A major part of the new media and tech revolution that is sweeping the globe today is the emergence of the ubiquitous mobile tools we used to call “cell phones,” tools which not only have the ability to change politics, but also governing, education, health outcomes, and much more.
The New Policy Institute recently joined the U.N. Foundation and the Vodafone Foundation to co-host a reception for the Washington, D.C., release of their report, “mHealth for Development: the Opportunity of Mobile Technology for Healthcare in the Developing World.” This breakthrough report examines mHealth in the developing world and provides more than 50 case studies demonstrating that mobile phones can provide increased access to healthcare and health-related information in remote places, improve ability to diagnose and track diseases, and provide timelier and more actionable public health information.
From the report’s introduction:
Mounting interest in the field of mHealth—the provision of health-related services via mobile communications— can be traced to the evolution of several interrelated trends. In many parts of the world, epidemics and a shortage of healthcare workers continue to present grave challenges for governments and health providers. Yet in these same places, the explosive growth of mobile communications over the past decade offers a new hope for the promotion of quality healthcare. Among those who had previously been left behind by the ‘digital divide,’ billions now have access to reliable technology.

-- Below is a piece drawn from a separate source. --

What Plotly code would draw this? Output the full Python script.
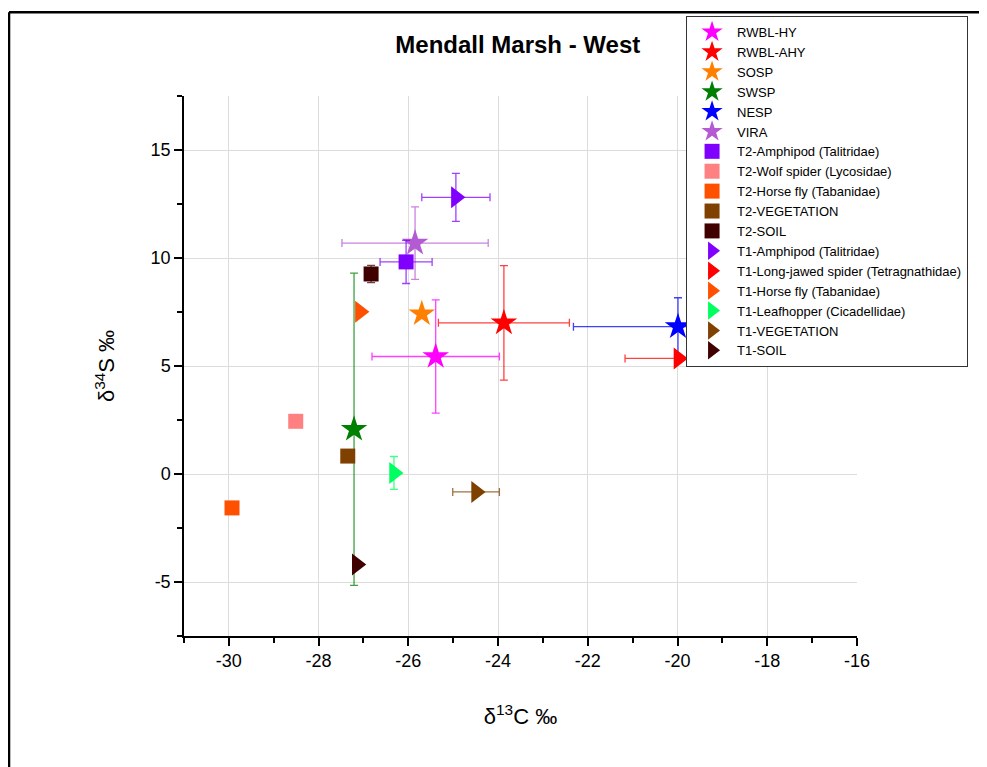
import plotly.graph_objects as go

names = ['RWBL-HY', 'RWBL-AHY', 'SOSP', 'SWSP', 'NESP', 'VIRA',
         'T2-Amphipod (Talitridae)', 'T2-Wolf spider (Lycosidae)', 'T2-Horse fly (Tabanidae)',
         'T2-VEGETATION', 'T2-SOIL',
         'T1-Amphipod (Talitridae)', 'T1-Long-jawed spider (Tetragnathidae)', 'T1-Horse fly (Tabanidae)',
         'T1-Leafhopper (Cicadellidae)', 'T1-VEGETATION', 'T1-SOIL']
d13c = [-25.39, -23.87, -25.70, -27.21, -19.99, -25.85,
        -26.05, -28.51, -29.93, -27.35, -26.83,
        -24.94, -19.98, -27.08, -26.32, -24.49, -27.15]
d34s = [5.44, 7.00, 7.42, 2.07, 6.82, 10.69,
        9.82, 2.44, -1.57, 0.83, 9.26,
        12.81, 5.35, 7.51, 0.05, -0.83, -4.19]
d13c_sd = [1.42, 1.46, 0, 0, 2.33, 1.63,
           0.58, 0, 0, 0.12, 0.10,
           0.76, 1.19, 0, 0, 0.52, 0]
d34s_sd = [2.62, 2.65, 0, 7.23, 1.34, 1.68,
           1.00, 0, 0, 0.15, 0.40,
           1.11, 0, 0, 0.76, 0, 0]

x_ticks = [-30, -28, -26, -24, -22, -20, -18, -16]
y_ticks = [-5, 0, 5, 10, 15]

colors = ['#FF00FF', '#FF0000', '#FF8000', '#008000', '#0000FF', '#B45AD2',
          '#8000FF', '#FF8080', '#FF5000', '#804000', '#400000',
          '#8000FF', '#FF0000', '#FF5000', '#00FF60', '#804000', '#400000']
symbols = ['star'] * 6 + ['square'] * 5 + ['triangle-right'] * 6
sizes = {'star': 20, 'square': 15, 'triangle-right': 19}


def fade(hex_color, a=0.75):
    h = hex_color.lstrip('#')
    r, g, b = int(h[0:2], 16), int(h[2:4], 16), int(h[4:6], 16)
    return f'rgba({r},{g},{b},{a})'


fig = go.Figure()
for i, name in enumerate(names):
    fig.add_trace(go.Scatter(
        x=[d13c[i]], y=[d34s[i]], name=name, mode='markers',
        marker=dict(symbol=symbols[i], size=sizes[symbols[i]], color=colors[i], line=dict(width=0)),
        error_x=dict(type='data', array=[d13c_sd[i]], visible=d13c_sd[i] > 0,
                     color=fade(colors[i]), thickness=1.3, width=4),
        error_y=dict(type='data', array=[d34s_sd[i]], visible=d34s_sd[i] > 0,
                     color=fade(colors[i]), thickness=1.3, width=4),
    ))

# page body has an 8px margin, so margins are trimmed by 8 to land the plot where the original sits
font = 'Arial, Liberation Sans, sans-serif'
frame = dict(color='black', width=2.5)
fig.update_layout(
    width=987, height=767,
    margin=dict(l=176, r=138, t=88, b=139, autoexpand=False),
    plot_bgcolor='white', paper_bgcolor='white',
    font=dict(family=font, color='black'),
    title=dict(text='<b>Mendall Marsh - West</b>', x=0.496, xref='paper', xanchor='center',
               y=0.952, yref='container', yanchor='middle', font=dict(size=24, color='black')),
    legend=dict(x=0.746, xanchor='left', y=0.9896, yref='container', yanchor='top',
                bgcolor='white', bordercolor='#333333', borderwidth=1, itemwidth=40,
                font=dict(size=13, family=font), itemsizing='trace'),
    shapes=[dict(type='line', xref='paper', yref='paper', x0=-0.26, x1=1.2, y0=1.155, y1=1.155, line=frame),
            dict(type='line', xref='paper', yref='paper', x0=-0.26, x1=-0.26, y0=-0.3, y1=1.155, line=frame)],
)
fig.update_xaxes(range=[-31, -16], tickvals=x_ticks, ticktext=[str(v) for v in x_ticks],
                 showline=True, linecolor='black', linewidth=1.5, automargin=False,
                 ticks='outside', ticklen=8, tickwidth=1.5, tickcolor='black',
                 minor=dict(dtick=1, tick0=-31, ticks='outside', ticklen=5, tickwidth=1.5,
                            tickcolor='black', showgrid=False),
                 showgrid=True, gridcolor='#DCDCDC', gridwidth=1, zeroline=False,
                 tickfont=dict(size=18),
                 title=dict(text='δ<sup>13</sup>C ‰', font=dict(size=22), standoff=38))
fig.update_yaxes(range=[-7.5, 17.5], tickvals=y_ticks, ticktext=[str(v) for v in y_ticks],
                 showline=True, linecolor='black', linewidth=1.5, automargin=False,
                 ticks='outside', ticklen=8, tickwidth=1.5, tickcolor='black',
                 minor=dict(dtick=2.5, tick0=-7.5, ticks='outside', ticklen=5, tickwidth=1.5,
                            tickcolor='black', showgrid=False),
                 showgrid=True, gridcolor='#DCDCDC', gridwidth=1, zeroline=False,
                 tickfont=dict(size=18),
                 title=dict(text='δ<sup>34</sup>S ‰', font=dict(size=22), standoff=30))

fig.write_html('out.html')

There is a growing body of evidence that demonstrates the potential of mobile communications to radically improve healthcare services—even in some of the most remote and resource-poor environments. This report examines issues at the heart of the rapidly evolving intersection of mobile phones and healthcare. It helps the reader to understand mHealth’s scope and implementation across developing regions, the health needs to which mHealth can be applied, and the mHealth applications that promise the greatest impact on heath care initiatives. It also examines building blocks required to make mHealth more widely available through sustainable implementations. Finally, it calls for concerted action to help realize mHealth’s full potential.